Direction
Below are entries. Pull out all lines containing "with".

== Data shown ==

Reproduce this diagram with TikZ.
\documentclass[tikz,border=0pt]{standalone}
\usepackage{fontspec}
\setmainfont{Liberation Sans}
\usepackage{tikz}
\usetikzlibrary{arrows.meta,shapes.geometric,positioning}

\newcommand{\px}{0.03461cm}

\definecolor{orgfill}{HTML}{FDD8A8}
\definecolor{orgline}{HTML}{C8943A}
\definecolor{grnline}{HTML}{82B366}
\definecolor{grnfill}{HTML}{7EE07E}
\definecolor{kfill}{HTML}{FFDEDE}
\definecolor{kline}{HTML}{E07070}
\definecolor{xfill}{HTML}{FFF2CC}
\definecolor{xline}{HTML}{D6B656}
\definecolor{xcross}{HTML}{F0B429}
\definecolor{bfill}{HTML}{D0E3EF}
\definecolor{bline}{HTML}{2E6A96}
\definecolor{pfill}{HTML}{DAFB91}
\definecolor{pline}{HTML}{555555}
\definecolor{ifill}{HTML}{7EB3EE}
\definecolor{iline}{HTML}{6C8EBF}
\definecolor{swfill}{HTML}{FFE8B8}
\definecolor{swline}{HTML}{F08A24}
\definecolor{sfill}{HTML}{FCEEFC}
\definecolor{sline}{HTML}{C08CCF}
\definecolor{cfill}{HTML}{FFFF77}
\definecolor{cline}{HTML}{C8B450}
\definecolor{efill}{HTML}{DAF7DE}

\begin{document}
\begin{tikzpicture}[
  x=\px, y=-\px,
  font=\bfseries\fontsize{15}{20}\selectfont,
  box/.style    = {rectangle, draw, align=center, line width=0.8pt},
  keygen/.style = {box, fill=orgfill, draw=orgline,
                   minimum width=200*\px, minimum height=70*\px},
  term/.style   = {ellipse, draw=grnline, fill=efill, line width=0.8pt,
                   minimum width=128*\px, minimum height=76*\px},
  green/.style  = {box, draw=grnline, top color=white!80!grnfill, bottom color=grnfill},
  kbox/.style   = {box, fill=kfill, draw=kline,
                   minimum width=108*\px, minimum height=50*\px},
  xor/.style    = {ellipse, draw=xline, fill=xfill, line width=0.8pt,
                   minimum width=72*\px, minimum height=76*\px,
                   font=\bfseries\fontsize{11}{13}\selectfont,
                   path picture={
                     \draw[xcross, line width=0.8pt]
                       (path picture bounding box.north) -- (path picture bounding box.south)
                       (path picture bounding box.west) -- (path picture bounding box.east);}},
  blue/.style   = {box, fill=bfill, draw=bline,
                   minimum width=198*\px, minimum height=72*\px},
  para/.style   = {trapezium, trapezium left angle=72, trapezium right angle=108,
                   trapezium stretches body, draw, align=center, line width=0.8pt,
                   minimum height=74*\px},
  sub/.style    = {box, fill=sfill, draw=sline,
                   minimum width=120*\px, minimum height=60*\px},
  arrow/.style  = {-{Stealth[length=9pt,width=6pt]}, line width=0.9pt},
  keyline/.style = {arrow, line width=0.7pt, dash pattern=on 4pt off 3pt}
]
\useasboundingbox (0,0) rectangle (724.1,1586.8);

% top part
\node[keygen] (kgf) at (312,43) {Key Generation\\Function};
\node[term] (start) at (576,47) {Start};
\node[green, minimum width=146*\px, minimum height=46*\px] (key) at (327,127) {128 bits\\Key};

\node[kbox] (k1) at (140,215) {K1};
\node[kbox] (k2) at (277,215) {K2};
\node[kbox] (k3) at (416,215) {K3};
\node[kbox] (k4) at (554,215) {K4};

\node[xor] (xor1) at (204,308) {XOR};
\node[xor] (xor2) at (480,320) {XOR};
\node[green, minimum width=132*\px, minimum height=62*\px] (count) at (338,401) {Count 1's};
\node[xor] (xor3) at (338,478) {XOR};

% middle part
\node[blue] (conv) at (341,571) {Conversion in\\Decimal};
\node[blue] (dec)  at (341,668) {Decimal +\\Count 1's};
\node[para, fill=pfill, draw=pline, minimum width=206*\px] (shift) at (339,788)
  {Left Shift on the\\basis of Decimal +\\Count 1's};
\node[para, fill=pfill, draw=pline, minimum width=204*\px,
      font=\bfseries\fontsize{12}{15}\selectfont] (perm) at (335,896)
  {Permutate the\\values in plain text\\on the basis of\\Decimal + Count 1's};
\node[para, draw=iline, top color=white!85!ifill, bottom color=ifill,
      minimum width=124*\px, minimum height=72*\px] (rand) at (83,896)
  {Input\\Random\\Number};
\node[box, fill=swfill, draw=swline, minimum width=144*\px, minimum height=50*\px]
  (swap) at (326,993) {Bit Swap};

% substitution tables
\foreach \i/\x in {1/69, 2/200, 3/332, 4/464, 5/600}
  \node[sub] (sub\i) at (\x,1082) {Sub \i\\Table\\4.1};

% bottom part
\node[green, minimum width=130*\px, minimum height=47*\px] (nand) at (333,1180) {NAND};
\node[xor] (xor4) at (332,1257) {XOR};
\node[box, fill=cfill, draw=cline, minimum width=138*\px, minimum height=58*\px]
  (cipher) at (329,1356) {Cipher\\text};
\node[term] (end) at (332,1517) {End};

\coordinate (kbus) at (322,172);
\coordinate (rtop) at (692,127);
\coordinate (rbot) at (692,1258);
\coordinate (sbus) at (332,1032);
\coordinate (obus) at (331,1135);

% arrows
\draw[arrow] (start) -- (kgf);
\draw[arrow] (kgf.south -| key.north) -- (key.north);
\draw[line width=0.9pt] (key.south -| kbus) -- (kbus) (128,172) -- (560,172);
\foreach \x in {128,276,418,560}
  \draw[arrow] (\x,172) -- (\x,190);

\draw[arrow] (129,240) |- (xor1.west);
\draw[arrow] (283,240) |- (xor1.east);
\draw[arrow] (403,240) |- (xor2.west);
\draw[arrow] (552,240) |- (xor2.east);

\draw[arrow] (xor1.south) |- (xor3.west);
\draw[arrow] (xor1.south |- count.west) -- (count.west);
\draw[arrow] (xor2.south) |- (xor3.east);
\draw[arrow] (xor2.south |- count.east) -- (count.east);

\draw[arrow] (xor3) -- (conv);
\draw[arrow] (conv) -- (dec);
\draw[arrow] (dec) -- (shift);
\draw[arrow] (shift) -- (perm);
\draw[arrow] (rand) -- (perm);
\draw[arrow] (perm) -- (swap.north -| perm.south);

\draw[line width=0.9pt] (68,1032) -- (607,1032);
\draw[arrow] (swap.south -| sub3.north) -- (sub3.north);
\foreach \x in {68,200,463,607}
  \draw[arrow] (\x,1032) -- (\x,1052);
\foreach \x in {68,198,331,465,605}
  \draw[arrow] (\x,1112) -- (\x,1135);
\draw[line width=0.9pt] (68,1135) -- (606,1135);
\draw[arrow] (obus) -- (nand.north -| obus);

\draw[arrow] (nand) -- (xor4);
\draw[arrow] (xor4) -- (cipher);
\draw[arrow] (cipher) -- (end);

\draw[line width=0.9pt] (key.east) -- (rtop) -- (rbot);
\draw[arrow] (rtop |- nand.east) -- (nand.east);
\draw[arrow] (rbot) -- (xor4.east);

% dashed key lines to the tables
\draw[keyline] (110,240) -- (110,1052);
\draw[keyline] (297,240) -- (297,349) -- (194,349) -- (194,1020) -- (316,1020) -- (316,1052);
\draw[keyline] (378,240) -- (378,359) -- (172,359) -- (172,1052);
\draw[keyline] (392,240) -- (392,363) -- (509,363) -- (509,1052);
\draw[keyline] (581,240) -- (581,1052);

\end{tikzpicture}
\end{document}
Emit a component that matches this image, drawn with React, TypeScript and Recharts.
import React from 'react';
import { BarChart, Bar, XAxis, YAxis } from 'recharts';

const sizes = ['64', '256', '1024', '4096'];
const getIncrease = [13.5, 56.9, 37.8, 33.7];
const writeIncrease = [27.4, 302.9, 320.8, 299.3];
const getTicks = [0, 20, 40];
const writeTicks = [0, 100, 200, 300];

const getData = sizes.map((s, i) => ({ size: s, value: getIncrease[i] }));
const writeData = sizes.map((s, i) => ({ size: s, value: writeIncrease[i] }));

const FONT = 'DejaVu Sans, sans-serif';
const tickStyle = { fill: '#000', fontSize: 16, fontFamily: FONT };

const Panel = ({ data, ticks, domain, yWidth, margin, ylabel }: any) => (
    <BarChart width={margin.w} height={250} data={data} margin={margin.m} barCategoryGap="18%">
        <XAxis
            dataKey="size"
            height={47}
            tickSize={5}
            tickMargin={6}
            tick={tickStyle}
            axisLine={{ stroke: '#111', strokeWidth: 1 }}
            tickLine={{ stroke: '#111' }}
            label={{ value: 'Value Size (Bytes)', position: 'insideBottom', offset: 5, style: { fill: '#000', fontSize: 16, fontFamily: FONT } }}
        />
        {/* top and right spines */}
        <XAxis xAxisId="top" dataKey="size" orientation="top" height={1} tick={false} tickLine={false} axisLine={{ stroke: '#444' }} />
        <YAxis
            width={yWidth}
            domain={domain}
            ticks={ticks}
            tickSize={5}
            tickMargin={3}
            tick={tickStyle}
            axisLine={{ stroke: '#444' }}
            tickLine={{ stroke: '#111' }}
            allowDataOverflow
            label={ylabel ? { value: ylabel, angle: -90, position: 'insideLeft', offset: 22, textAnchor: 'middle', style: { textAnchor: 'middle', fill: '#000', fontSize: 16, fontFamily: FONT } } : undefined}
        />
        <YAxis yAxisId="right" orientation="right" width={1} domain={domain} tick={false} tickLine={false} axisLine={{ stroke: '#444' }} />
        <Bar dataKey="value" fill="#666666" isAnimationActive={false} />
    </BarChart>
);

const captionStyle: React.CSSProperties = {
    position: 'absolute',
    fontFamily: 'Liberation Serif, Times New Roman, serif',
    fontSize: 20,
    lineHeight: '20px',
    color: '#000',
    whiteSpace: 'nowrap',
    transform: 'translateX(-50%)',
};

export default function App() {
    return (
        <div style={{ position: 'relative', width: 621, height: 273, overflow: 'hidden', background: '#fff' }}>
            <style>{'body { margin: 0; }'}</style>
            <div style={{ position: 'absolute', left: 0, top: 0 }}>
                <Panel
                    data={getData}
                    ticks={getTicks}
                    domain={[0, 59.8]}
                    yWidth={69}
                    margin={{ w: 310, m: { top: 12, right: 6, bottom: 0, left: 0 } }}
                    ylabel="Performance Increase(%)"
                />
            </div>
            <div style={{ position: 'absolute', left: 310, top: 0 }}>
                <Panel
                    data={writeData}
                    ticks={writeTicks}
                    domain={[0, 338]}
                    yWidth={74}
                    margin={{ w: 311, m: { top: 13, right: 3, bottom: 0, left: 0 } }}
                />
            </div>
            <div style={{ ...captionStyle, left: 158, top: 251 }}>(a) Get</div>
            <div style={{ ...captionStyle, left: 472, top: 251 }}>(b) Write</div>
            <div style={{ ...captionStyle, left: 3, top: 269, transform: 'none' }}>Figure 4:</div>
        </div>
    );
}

===

Answer below
Reproduce this diagram with TikZ.
Emit a component that matches this image, drawn with React, TypeScript and Recharts.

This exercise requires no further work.